The only remaining question here is therefore whether Trupiano's interests are so interrelated to the controversy and would be so affected by any judgment that she must be joined as a party. It is impossible to conclude that they are not. Indeed, the American Quarter Horse Association's records show that she owns the horses, and has issued certificates to that effect. The Freys assert that they are in fact the owners, and presented testimony from a third person during district court proceedings for the preliminary injunction to the effect that Trupiano had forged plaintiffs' signatures on certain documents and filed them with the Association. The judgment declares the documents to be forgeries (thus implicitly labeling Trupiano as a forger), declares the Freys to be the owners, and orders the Association to correct their records in favor of the Freys. Moreover, the judgment is the basis of a writ of possession ordering the horses taken from Trupiano and delivered to the Freys. The effect of affirming these court actions would be that the record owner, title-holder, and possessor of certain movables has been judicially determined not to be the owner or legal possessor of that property, and moreover has been labeled a criminal, all in a proceeding of which she had no notice, was never made a party, and was not given an opportunity to be heard. In these circumstances, we must conclude that her interests are so intertwined with the proceeding and would be so directly affected, that no equitable *852 adjudication of the matter can be made without her being a party thereto.

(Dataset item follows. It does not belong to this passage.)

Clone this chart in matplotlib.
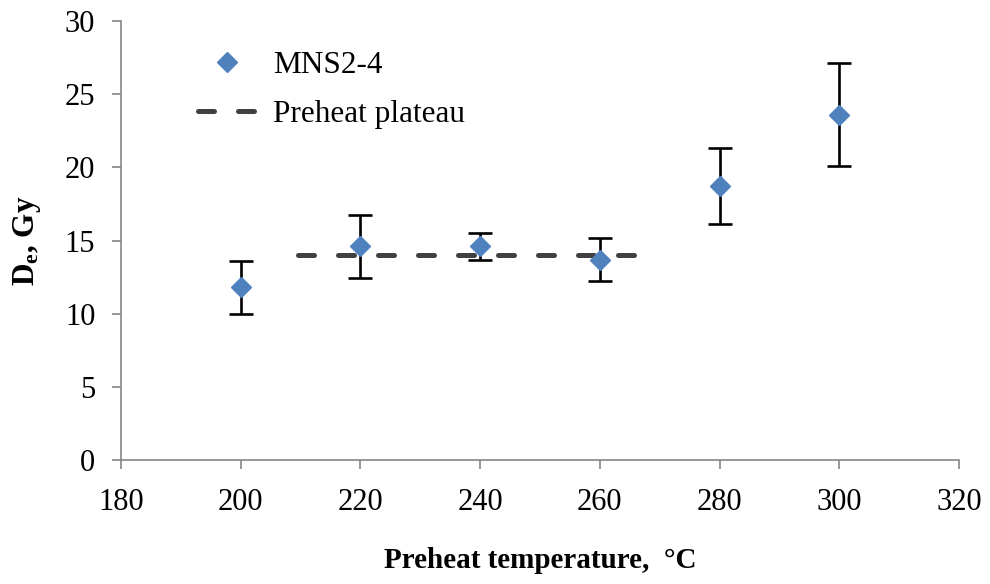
import matplotlib
matplotlib.use("Agg")
import matplotlib.pyplot as plt

plt.rcParams['font.family'] = ['Liberation Serif', 'DejaVu Serif']
plt.rcParams['mathtext.fontset'] = 'custom'
plt.rcParams['mathtext.rm'] = 'Liberation Serif'
plt.rcParams['mathtext.it'] = 'Liberation Serif:italic'
plt.rcParams['mathtext.bf'] = 'Liberation Serif:bold'

temps = [200, 220, 240, 260, 280, 300]
de = [11.8, 14.6, 14.6, 13.7, 18.7, 23.6]
de_err = [1.8, 2.15, 0.9, 1.45, 2.6, 3.5]
plateau_x = [209.5, 266.8]
plateau_y = [14.0, 14.0]

xticks = [180, 200, 220, 240, 260, 280, 300, 320]
yticks = [0, 5, 10, 15, 20, 25, 30]

W, H = 990, 584
fig = plt.figure(figsize=(W / 100, H / 100), dpi=100)
AX_L, AX_R, AX_T, AX_B = 121, 959, 21, 460
ax = fig.add_axes([AX_L / W, (H - AX_B) / H, (AX_R - AX_L) / W, (AX_B - AX_T) / H])

blue = '#4F81BD'
grey = '#868686'

line, = ax.plot(plateau_x, plateau_y, color='#404040', lw=3.6,
                dashes=(3.2, 4.8), dash_capstyle='round', zorder=2,
                label='Preheat plateau')
ax.errorbar(temps, de, yerr=de_err, fmt='none', ecolor='black',
            elinewidth=1.9, capsize=8.5, capthick=1.9, zorder=3)
pts, = ax.plot(temps, de, linestyle='none', marker='D', ms=10,
               color=blue, mec=blue, zorder=4, label='MNS2-4')

ax.set_xlim(180, 320)
ax.set_ylim(0, 30)
ax.set_xticks(xticks)
ax.set_yticks(yticks)
for s in ['top', 'right']:
    ax.spines[s].set_visible(False)
for s in ['left', 'bottom']:
    ax.spines[s].set_color(grey)
    ax.spines[s].set_linewidth(1.2)
ax.tick_params(axis='both', colors=grey, width=1.2, length=6.5, direction='out',
               labelsize=22, labelcolor='black')
ax.tick_params(axis='x', pad=14)
ax.tick_params(axis='y', pad=12)

fig.text(540 / W, 1 - 560 / H, 'Preheat temperature,  \u00b0C', ha='center',
         va='center', fontsize=21, fontweight='bold')
fig.text(27 / W, 1 - 241 / H, r'D$_{\mathbf{e}}$, Gy', ha='center', va='center',
         rotation=90, fontsize=22.5, fontweight='bold')

leg = ax.legend(handles=[pts, line], loc='upper left',
                bbox_to_anchor=((197.5 - AX_L) / (AX_R - AX_L), (AX_B - 51) / (AX_B - AX_T)),
                frameon=False, fontsize=22.5, handlelength=1.86,
                handletextpad=0.56, labelspacing=0.65, borderaxespad=0,
                borderpad=0)

fig.savefig('out.png', dpi=100)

We further point out that our procedural article on indispensable parties implicates the "due process clause" of the Fourteenth Amendment to the United States Constitution, as well as Article I, Section 2, of the Louisiana Constitution. In Matherne v. Guilliot, 544 So.2d 723 (La.App. 3rd Cir. 1989) the court recognized that due process requires that interested parties be given notice and an opportunity to be heard when their rights are to be affected, referring to Mullane v. Central Hanover Bank & Trust Company, 339 U.S. 306, 70 S.Ct. 652, 94 L.Ed. 865 (1950).